Oh, it was a stretch for sure,
Eyes? Eyes lied, and
Even as I handed you the liquor store
Reciept, my hand winced, and wished—
Not on eyes—
That it was attached to someone more reasonable.
But I looked in your eyes again
To make sure I could still see the moons,
To secure the grazing cows
And the long necked beers we nursed
Indoors on winter nights—
And I did.
You smiled and
I knew I was delusional,
But as I walked away
Towards 79 cents a pound
For honeydew
I hoped that you would call.

The next day you called,
But I didn’t answer.
I realized how silly I had been,
How you can never trust strangers you meet
In the city while buying melon,
How—logically– Vermont is contained within
It’s state boundaries,
And that wishing on eyes, even reincarnations of moons,
Is silly.

Hello

Howdy ya’ll. Because I love Li-young Lee, one of the poets we’re reading for thursday (Persimmons and what not), I wanted to share my favorite of his poems, also one of my favorite poems.
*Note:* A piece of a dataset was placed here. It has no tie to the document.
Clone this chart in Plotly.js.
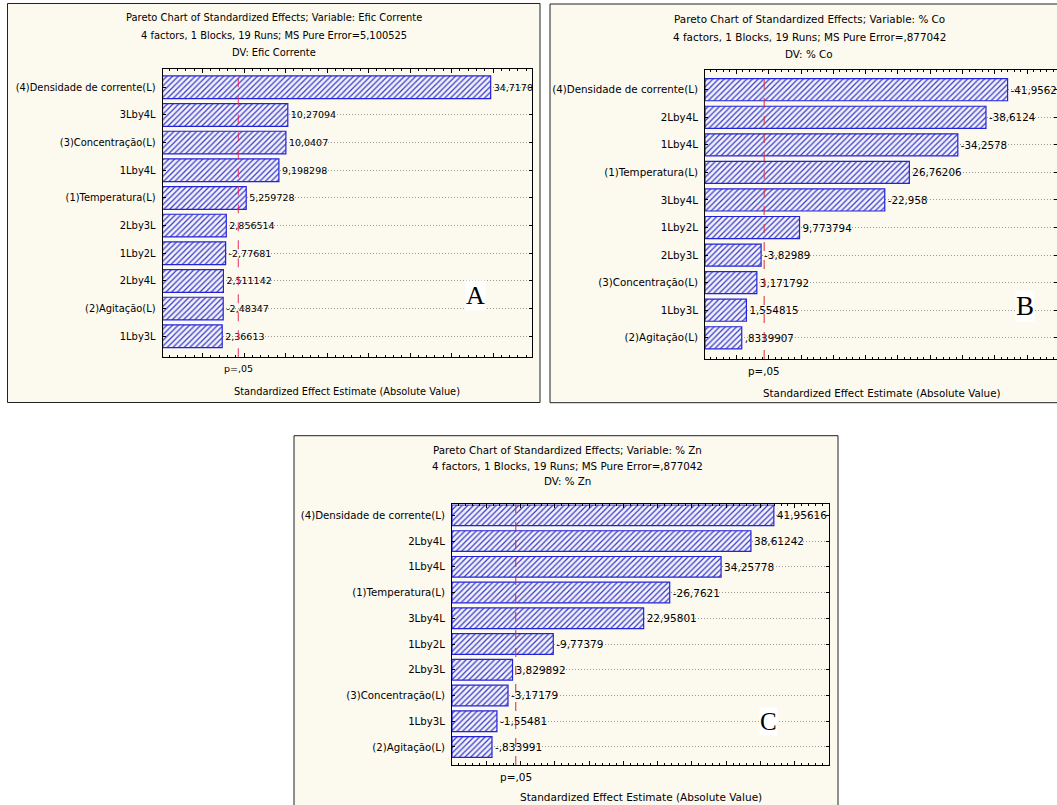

“Praise Them,” Li-Young Lee

The birds don’t alter space.
They reveal it. The sky
never fills with any
leftover flying. They leave
nothing to trace. It is our own
astonishment collects
in chill air. Be glad.
They equal their due
moment never begging,
and enter our
wihtout parting day. See
how three birds in a winter tree
make the tree barer.
Two fly away, and new rooms
open in December.
Give up what you guessed
about a whirring heart, the little
beaks and claws, their constant hunger.
We’re the nervous ones.
If even one of our violent number
could be gentle
long enough that one of them
found it safe inside
our finally untroubled and untroubling gaze,
who wouldn’t hear
what singing completes us?

hi people in my group from last week if any of you are reading this. I mentioned a poem called “Miracle Ice Cream” by Adrienne Rich, and in case anyone was curious, here’s a link to it on Poets.org

http://www.poets.org/viewmedia.php/prmMID/15227

GROSS.

Today, Ruby made me or tricked me into drinking kombucha. there are unpronouncable, unreadable ingredients in this “tea” or “colony of bacteria” … a zoogliomat? it has blue green algae, it fizzes, there’s carbon dioxide, and it tastes like … it tastes like the blue green algae things my father used to make me eat when I was a kid. not reccomended.